## [PROVIDED MATERIAL]
☆ ☆ ☆ ☆ ☆ ☆ ☆

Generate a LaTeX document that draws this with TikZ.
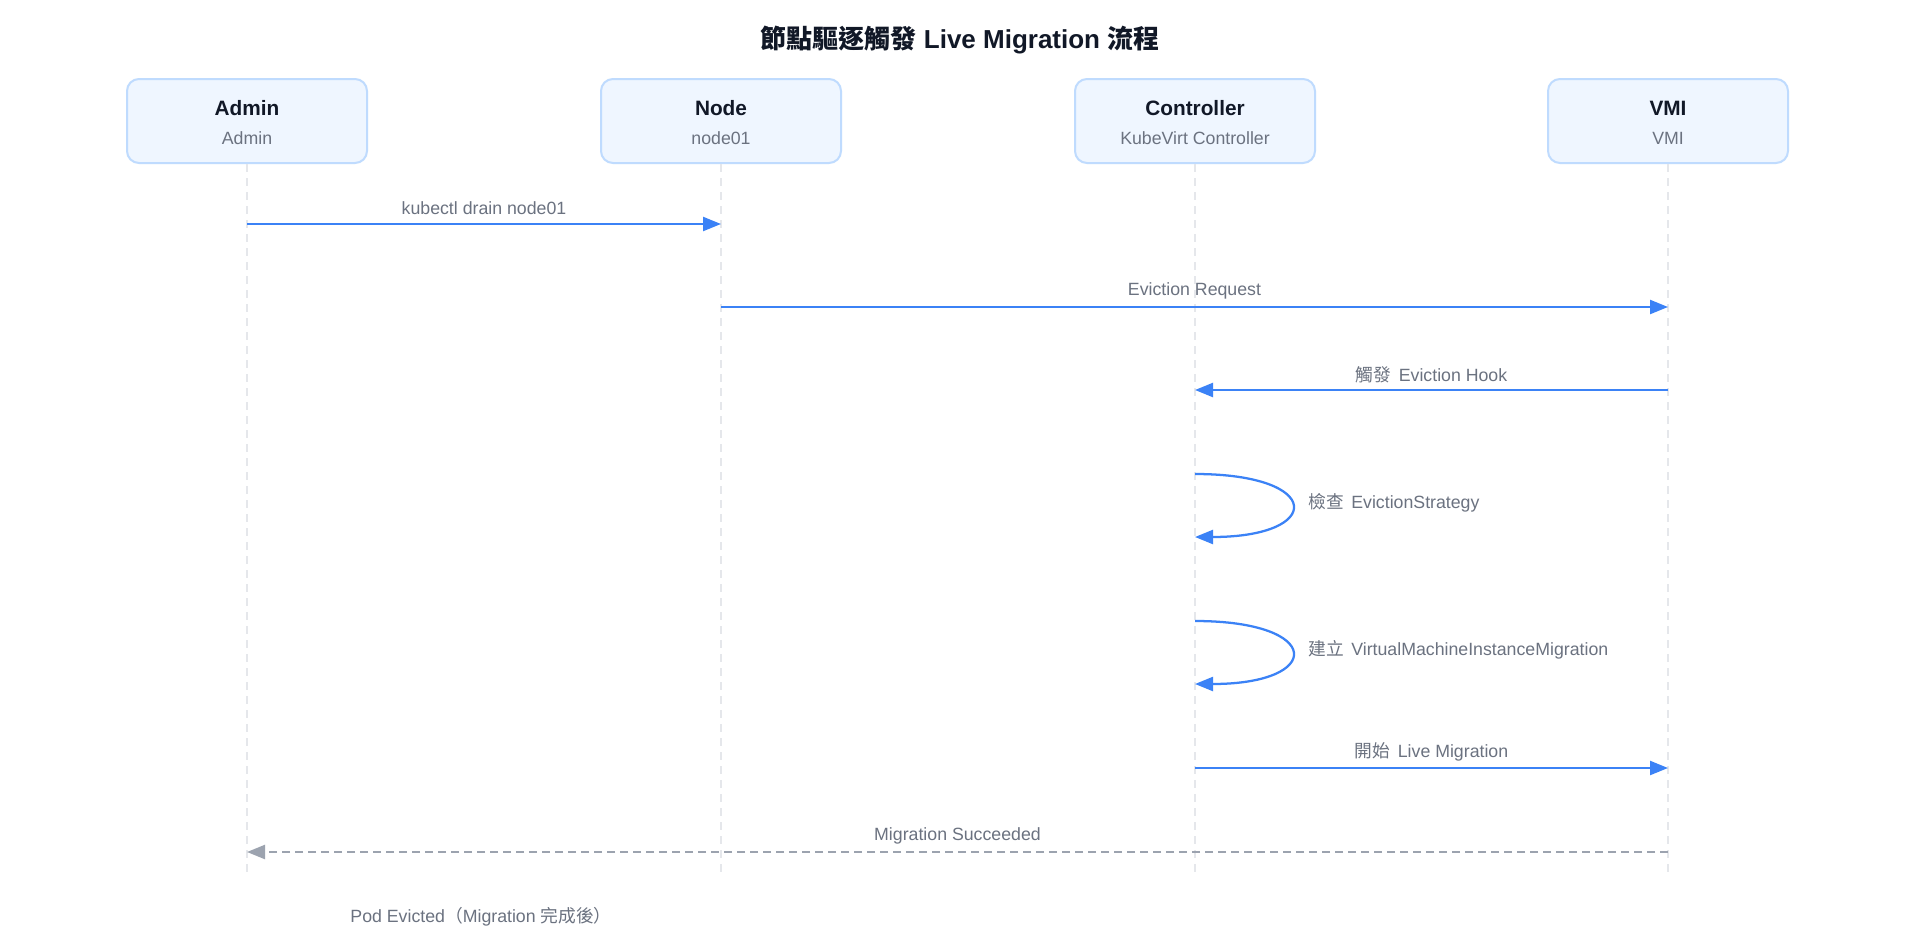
\documentclass[tikz,border=0pt]{standalone}
\usepackage{fontspec}
\setmainfont{Liberation Sans}
\newfontfamily\cjk{Noto Sans CJK TC}
\usetikzlibrary{arrows.meta}
\definecolor{boxfill}{HTML}{EFF6FF}
\definecolor{boxline}{HTML}{BFDBFE}
\definecolor{ink}{HTML}{111827}
\definecolor{muted}{HTML}{6B7280}
\definecolor{msgblue}{HTML}{3B82F6}
\definecolor{lifegray}{HTML}{E5E7EB}
\definecolor{retgray}{HTML}{9CA3AF}
\newcommand{\cjksp}{\hspace{2pt}}
\tikzset{
  participant/.style={draw=boxline, fill=boxfill, line width=1.5pt, rounded corners=9pt,
    minimum width=180pt, minimum height=63pt, inner sep=0pt},
  pname/.style={font=\fontsize{15.6pt}{18pt}\selectfont\bfseries, text=ink, inner sep=0pt},
  psub/.style={font=\fontsize{13.3pt}{15pt}\selectfont, text=muted, inner sep=0pt},
  lifeline/.style={draw=lifegray, line width=1.5pt, dash pattern=on 6pt off 4.5pt},
  msgarrow/.style={draw=msgblue, line width=1.7pt, -{Triangle[length=13.5pt,width=10.5pt]}},
  retarrow/.style={draw=retgray, line width=1.7pt, dash pattern=on 6pt off 3.75pt,
    -{Triangle[length=13.5pt,width=10.5pt]}},
  msglabel/.style={font=\fontsize{13.3pt}{15pt}\selectfont, text=muted, inner sep=0pt},
  titletext/.style={font=\fontsize{19.5pt}{23pt}\selectfont\bfseries, text=ink, inner sep=0pt}
}
\begin{document}
\begin{tikzpicture}[x=0.75pt,y=-0.75pt]
\useasboundingbox[fill=white] (0,0) rectangle (1920,928);

\node[titletext] (title) at (960,40) {{\cjk\bfseries 節點驅逐觸發} Live Migration {\cjk\bfseries 流程}};

% participants
\node[participant] (admin) at (247,121) {};
\node[participant] (node) at (721,121) {};
\node[participant] (ctrl) at (1195,121) {};
\node[participant] (vmi) at (1668,121) {};

\node[pname] (adminname) at (247,108) {Admin};
\node[psub] (adminsub) at (247,138) {Admin};
\node[pname] (nodename) at (721,108) {Node};
\node[psub] (nodesub) at (721,138) {node01};
\node[pname] (ctrlname) at (1195,108) {Controller};
\node[psub] (ctrlsub) at (1195,138) {KubeVirt Controller};
\node[pname] (vminame) at (1668,108) {VMI};
\node[psub] (vmisub) at (1668,138) {VMI};

% lifelines
\coordinate (adminend) at (247,877);
\coordinate (nodeend) at (721,877);
\coordinate (ctrlend) at (1195,877);
\coordinate (vmiend) at (1668,877);
\draw[lifeline] (admin.south) -- (adminend);
\draw[lifeline] (node.south) -- (nodeend);
\draw[lifeline] (ctrl.south) -- (ctrlend);
\draw[lifeline] (vmi.south) -- (vmiend);

% message endpoints
\coordinate (m1a) at (247,224);  \coordinate (m1b) at (721,224);
\coordinate (m2a) at (721,307);  \coordinate (m2b) at (1668,307);
\coordinate (m3a) at (1668,390); \coordinate (m3b) at (1195,390);
\coordinate (m4a) at (1195,474); \coordinate (m4b) at (1195,537);
\coordinate (m5a) at (1195,621); \coordinate (m5b) at (1195,684);
\coordinate (m6a) at (1195,768); \coordinate (m6b) at (1668,768);
\coordinate (m7a) at (1668,852); \coordinate (m7b) at (247,852);

\draw[msgarrow] (m1a) -- (m1b);
\node[msglabel] (l1) at (484,208) {kubectl drain node01};

\draw[msgarrow] (m2a) -- (m2b);
\node[msglabel] (l2) at (1194.5,291) {Eviction Request};

\draw[msgarrow] (m3a) -- (m3b);
\node[msglabel] (l3) at (1431.5,375) {{\cjk 觸發} \cjksp Eviction Hook};

\draw[msgarrow] (m4a) .. controls (1324,474) and (1324,537) .. (m4b);
\node[msglabel, anchor=west] (l4) at (1308,503) {{\cjk 檢查} \cjksp EvictionStrategy};

\draw[msgarrow] (m5a) .. controls (1324,621) and (1324,684) .. (m5b);
\node[msglabel, anchor=west] (l5) at (1308,650) {{\cjk 建立} \cjksp VirtualMachineInstanceMigration};

\draw[msgarrow] (m6a) -- (m6b);
\node[msglabel] (l6) at (1431.5,752) {{\cjk 開始} \cjksp Live Migration};

\draw[retarrow] (m7a) -- (m7b);
\node[msglabel] (l7) at (957.5,836) {Migration Succeeded};

\node[msglabel] (l8) at (481,917) {Pod Evicted{\cjk （}Migration {\cjk 完成後）}};
\end{tikzpicture}
\end{document}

☆ ☆ ☆ ☆ ☆ ☆ ☆

Go through the material above and print all of it exactly, except the pictures.

Generate a LaTeX document that draws this with TikZ.
\documentclass[tikz,border=0pt]{standalone}
\usepackage{fontspec}
\setmainfont{Liberation Sans}
\newfontfamily\cjk{Noto Sans CJK TC}
\usetikzlibrary{arrows.meta}
\definecolor{boxfill}{HTML}{EFF6FF}
\definecolor{boxline}{HTML}{BFDBFE}
\definecolor{ink}{HTML}{111827}
\definecolor{muted}{HTML}{6B7280}
\definecolor{msgblue}{HTML}{3B82F6}
\definecolor{lifegray}{HTML}{E5E7EB}
\definecolor{retgray}{HTML}{9CA3AF}
\newcommand{\cjksp}{\hspace{2pt}}
\tikzset{
  participant/.style={draw=boxline, fill=boxfill, line width=1.5pt, rounded corners=9pt,
    minimum width=180pt, minimum height=63pt, inner sep=0pt},
  pname/.style={font=\fontsize{15.6pt}{18pt}\selectfont\bfseries, text=ink, inner sep=0pt},
  psub/.style={font=\fontsize{13.3pt}{15pt}\selectfont, text=muted, inner sep=0pt},
  lifeline/.style={draw=lifegray, line width=1.5pt, dash pattern=on 6pt off 4.5pt},
  msgarrow/.style={draw=msgblue, line width=1.7pt, -{Triangle[length=13.5pt,width=10.5pt]}},
  retarrow/.style={draw=retgray, line width=1.7pt, dash pattern=on 6pt off 3.75pt,
    -{Triangle[length=13.5pt,width=10.5pt]}},
  msglabel/.style={font=\fontsize{13.3pt}{15pt}\selectfont, text=muted, inner sep=0pt},
  titletext/.style={font=\fontsize{19.5pt}{23pt}\selectfont\bfseries, text=ink, inner sep=0pt}
}
\begin{document}
\begin{tikzpicture}[x=0.75pt,y=-0.75pt]
\useasboundingbox[fill=white] (0,0) rectangle (1920,928);

\node[titletext] (title) at (960,40) {{\cjk\bfseries 節點驅逐觸發} Live Migration {\cjk\bfseries 流程}};

% participants
\node[participant] (admin) at (247,121) {};
\node[participant] (node) at (721,121) {};
\node[participant] (ctrl) at (1195,121) {};
\node[participant] (vmi) at (1668,121) {};

\node[pname] (adminname) at (247,108) {Admin};
\node[psub] (adminsub) at (247,138) {Admin};
\node[pname] (nodename) at (721,108) {Node};
\node[psub] (nodesub) at (721,138) {node01};
\node[pname] (ctrlname) at (1195,108) {Controller};
\node[psub] (ctrlsub) at (1195,138) {KubeVirt Controller};
\node[pname] (vminame) at (1668,108) {VMI};
\node[psub] (vmisub) at (1668,138) {VMI};

% lifelines
\coordinate (adminend) at (247,877);
\coordinate (nodeend) at (721,877);
\coordinate (ctrlend) at (1195,877);
\coordinate (vmiend) at (1668,877);
\draw[lifeline] (admin.south) -- (adminend);
\draw[lifeline] (node.south) -- (nodeend);
\draw[lifeline] (ctrl.south) -- (ctrlend);
\draw[lifeline] (vmi.south) -- (vmiend);

% message endpoints
\coordinate (m1a) at (247,224);  \coordinate (m1b) at (721,224);
\coordinate (m2a) at (721,307);  \coordinate (m2b) at (1668,307);
\coordinate (m3a) at (1668,390); \coordinate (m3b) at (1195,390);
\coordinate (m4a) at (1195,474); \coordinate (m4b) at (1195,537);
\coordinate (m5a) at (1195,621); \coordinate (m5b) at (1195,684);
\coordinate (m6a) at (1195,768); \coordinate (m6b) at (1668,768);
\coordinate (m7a) at (1668,852); \coordinate (m7b) at (247,852);

\draw[msgarrow] (m1a) -- (m1b);
\node[msglabel] (l1) at (484,208) {kubectl drain node01};

\draw[msgarrow] (m2a) -- (m2b);
\node[msglabel] (l2) at (1194.5,291) {Eviction Request};

\draw[msgarrow] (m3a) -- (m3b);
\node[msglabel] (l3) at (1431.5,375) {{\cjk 觸發} \cjksp Eviction Hook};

\draw[msgarrow] (m4a) .. controls (1324,474) and (1324,537) .. (m4b);
\node[msglabel, anchor=west] (l4) at (1308,503) {{\cjk 檢查} \cjksp EvictionStrategy};

\draw[msgarrow] (m5a) .. controls (1324,621) and (1324,684) .. (m5b);
\node[msglabel, anchor=west] (l5) at (1308,650) {{\cjk 建立} \cjksp VirtualMachineInstanceMigration};

\draw[msgarrow] (m6a) -- (m6b);
\node[msglabel] (l6) at (1431.5,752) {{\cjk 開始} \cjksp Live Migration};

\draw[retarrow] (m7a) -- (m7b);
\node[msglabel] (l7) at (957.5,836) {Migration Succeeded};

\node[msglabel] (l8) at (481,917) {Pod Evicted{\cjk （}Migration {\cjk 完成後）}};
\end{tikzpicture}
\end{document}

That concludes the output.